* _What is needed_
Set down the material below word for word, excluding the pictures.

* _Source excerpt_
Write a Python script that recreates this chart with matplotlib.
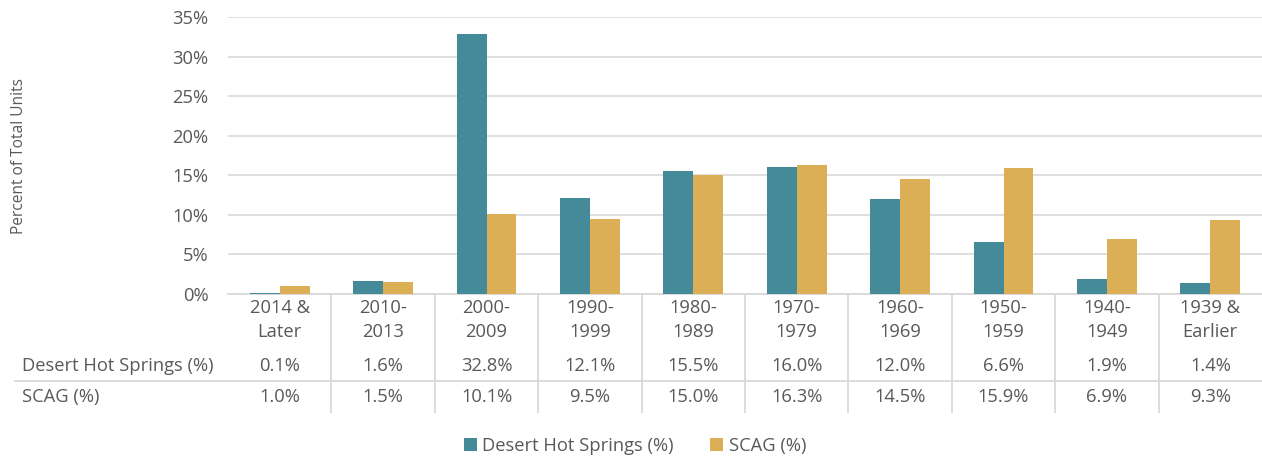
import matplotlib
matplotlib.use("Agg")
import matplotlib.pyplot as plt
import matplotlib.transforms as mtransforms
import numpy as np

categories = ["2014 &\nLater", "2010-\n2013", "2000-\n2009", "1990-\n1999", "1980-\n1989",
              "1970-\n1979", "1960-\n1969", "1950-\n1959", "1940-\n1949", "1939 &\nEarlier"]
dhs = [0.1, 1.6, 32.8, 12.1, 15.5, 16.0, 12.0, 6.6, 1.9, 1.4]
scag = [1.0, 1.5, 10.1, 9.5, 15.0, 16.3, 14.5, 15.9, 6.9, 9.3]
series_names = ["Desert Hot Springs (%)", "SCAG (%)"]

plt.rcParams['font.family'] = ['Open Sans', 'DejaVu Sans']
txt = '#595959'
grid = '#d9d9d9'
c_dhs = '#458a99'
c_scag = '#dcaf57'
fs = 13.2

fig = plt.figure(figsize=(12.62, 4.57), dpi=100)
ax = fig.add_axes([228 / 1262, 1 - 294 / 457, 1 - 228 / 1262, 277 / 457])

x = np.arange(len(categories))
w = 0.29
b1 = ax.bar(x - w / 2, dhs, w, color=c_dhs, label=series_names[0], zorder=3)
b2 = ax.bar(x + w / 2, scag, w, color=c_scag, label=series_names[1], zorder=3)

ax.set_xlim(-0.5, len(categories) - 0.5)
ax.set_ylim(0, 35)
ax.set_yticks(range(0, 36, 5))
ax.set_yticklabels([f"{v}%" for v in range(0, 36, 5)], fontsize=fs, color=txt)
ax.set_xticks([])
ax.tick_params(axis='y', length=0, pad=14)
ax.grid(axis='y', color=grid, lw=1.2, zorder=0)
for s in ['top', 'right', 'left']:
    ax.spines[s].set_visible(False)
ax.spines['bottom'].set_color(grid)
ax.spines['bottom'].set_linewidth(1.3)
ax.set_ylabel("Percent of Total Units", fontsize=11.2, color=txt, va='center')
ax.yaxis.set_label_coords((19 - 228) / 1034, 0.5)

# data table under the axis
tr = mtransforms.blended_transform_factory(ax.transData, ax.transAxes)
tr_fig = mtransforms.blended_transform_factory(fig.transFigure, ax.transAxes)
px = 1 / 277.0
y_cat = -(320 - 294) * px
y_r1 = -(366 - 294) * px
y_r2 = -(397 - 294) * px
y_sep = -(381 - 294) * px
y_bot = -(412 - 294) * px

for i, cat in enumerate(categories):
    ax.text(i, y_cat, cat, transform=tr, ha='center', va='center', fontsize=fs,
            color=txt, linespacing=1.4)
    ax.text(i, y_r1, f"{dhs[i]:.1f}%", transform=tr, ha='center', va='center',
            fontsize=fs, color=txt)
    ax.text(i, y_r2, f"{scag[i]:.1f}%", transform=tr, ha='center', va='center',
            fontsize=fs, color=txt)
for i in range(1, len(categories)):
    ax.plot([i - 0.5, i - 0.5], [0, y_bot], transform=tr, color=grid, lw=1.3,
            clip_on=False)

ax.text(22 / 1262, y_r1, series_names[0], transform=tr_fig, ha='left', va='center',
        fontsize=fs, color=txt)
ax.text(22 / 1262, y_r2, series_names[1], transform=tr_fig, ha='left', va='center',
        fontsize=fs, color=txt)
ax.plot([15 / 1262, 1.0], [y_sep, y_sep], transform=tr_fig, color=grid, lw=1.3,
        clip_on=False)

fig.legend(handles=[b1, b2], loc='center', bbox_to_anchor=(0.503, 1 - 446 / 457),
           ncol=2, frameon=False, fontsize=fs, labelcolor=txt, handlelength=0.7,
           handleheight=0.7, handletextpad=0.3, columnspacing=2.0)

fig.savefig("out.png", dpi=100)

* _Solution to this task_
Write a Python script that recreates this chart with matplotlib.
import matplotlib
matplotlib.use("Agg")
import matplotlib.pyplot as plt
import matplotlib.transforms as mtransforms
import numpy as np

categories = ["2014 &\nLater", "2010-\n2013", "2000-\n2009", "1990-\n1999", "1980-\n1989",
              "1970-\n1979", "1960-\n1969", "1950-\n1959", "1940-\n1949", "1939 &\nEarlier"]
dhs = [0.1, 1.6, 32.8, 12.1, 15.5, 16.0, 12.0, 6.6, 1.9, 1.4]
scag = [1.0, 1.5, 10.1, 9.5, 15.0, 16.3, 14.5, 15.9, 6.9, 9.3]
series_names = ["Desert Hot Springs (%)", "SCAG (%)"]

plt.rcParams['font.family'] = ['Open Sans', 'DejaVu Sans']
txt = '#595959'
grid = '#d9d9d9'
c_dhs = '#458a99'
c_scag = '#dcaf57'
fs = 13.2

fig = plt.figure(figsize=(12.62, 4.57), dpi=100)
ax = fig.add_axes([228 / 1262, 1 - 294 / 457, 1 - 228 / 1262, 277 / 457])

x = np.arange(len(categories))
w = 0.29
b1 = ax.bar(x - w / 2, dhs, w, color=c_dhs, label=series_names[0], zorder=3)
b2 = ax.bar(x + w / 2, scag, w, color=c_scag, label=series_names[1], zorder=3)

ax.set_xlim(-0.5, len(categories) - 0.5)
ax.set_ylim(0, 35)
ax.set_yticks(range(0, 36, 5))
ax.set_yticklabels([f"{v}%" for v in range(0, 36, 5)], fontsize=fs, color=txt)
ax.set_xticks([])
ax.tick_params(axis='y', length=0, pad=14)
ax.grid(axis='y', color=grid, lw=1.2, zorder=0)
for s in ['top', 'right', 'left']:
    ax.spines[s].set_visible(False)
ax.spines['bottom'].set_color(grid)
ax.spines['bottom'].set_linewidth(1.3)
ax.set_ylabel("Percent of Total Units", fontsize=11.2, color=txt, va='center')
ax.yaxis.set_label_coords((19 - 228) / 1034, 0.5)

# data table under the axis
tr = mtransforms.blended_transform_factory(ax.transData, ax.transAxes)
tr_fig = mtransforms.blended_transform_factory(fig.transFigure, ax.transAxes)
px = 1 / 277.0
y_cat = -(320 - 294) * px
y_r1 = -(366 - 294) * px
y_r2 = -(397 - 294) * px
y_sep = -(381 - 294) * px
y_bot = -(412 - 294) * px

for i, cat in enumerate(categories):
    ax.text(i, y_cat, cat, transform=tr, ha='center', va='center', fontsize=fs,
            color=txt, linespacing=1.4)
    ax.text(i, y_r1, f"{dhs[i]:.1f}%", transform=tr, ha='center', va='center',
            fontsize=fs, color=txt)
    ax.text(i, y_r2, f"{scag[i]:.1f}%", transform=tr, ha='center', va='center',
            fontsize=fs, color=txt)
for i in range(1, len(categories)):
    ax.plot([i - 0.5, i - 0.5], [0, y_bot], transform=tr, color=grid, lw=1.3,
            clip_on=False)

ax.text(22 / 1262, y_r1, series_names[0], transform=tr_fig, ha='left', va='center',
        fontsize=fs, color=txt)
ax.text(22 / 1262, y_r2, series_names[1], transform=tr_fig, ha='left', va='center',
        fontsize=fs, color=txt)
ax.plot([15 / 1262, 1.0], [y_sep, y_sep], transform=tr_fig, color=grid, lw=1.3,
        clip_on=False)

fig.legend(handles=[b1, b2], loc='center', bbox_to_anchor=(0.503, 1 - 446 / 457),
           ncol=2, frameon=False, fontsize=fs, labelcolor=txt, handlelength=0.7,
           handleheight=0.7, handletextpad=0.3, columnspacing=2.0)

fig.savefig("out.png", dpi=100)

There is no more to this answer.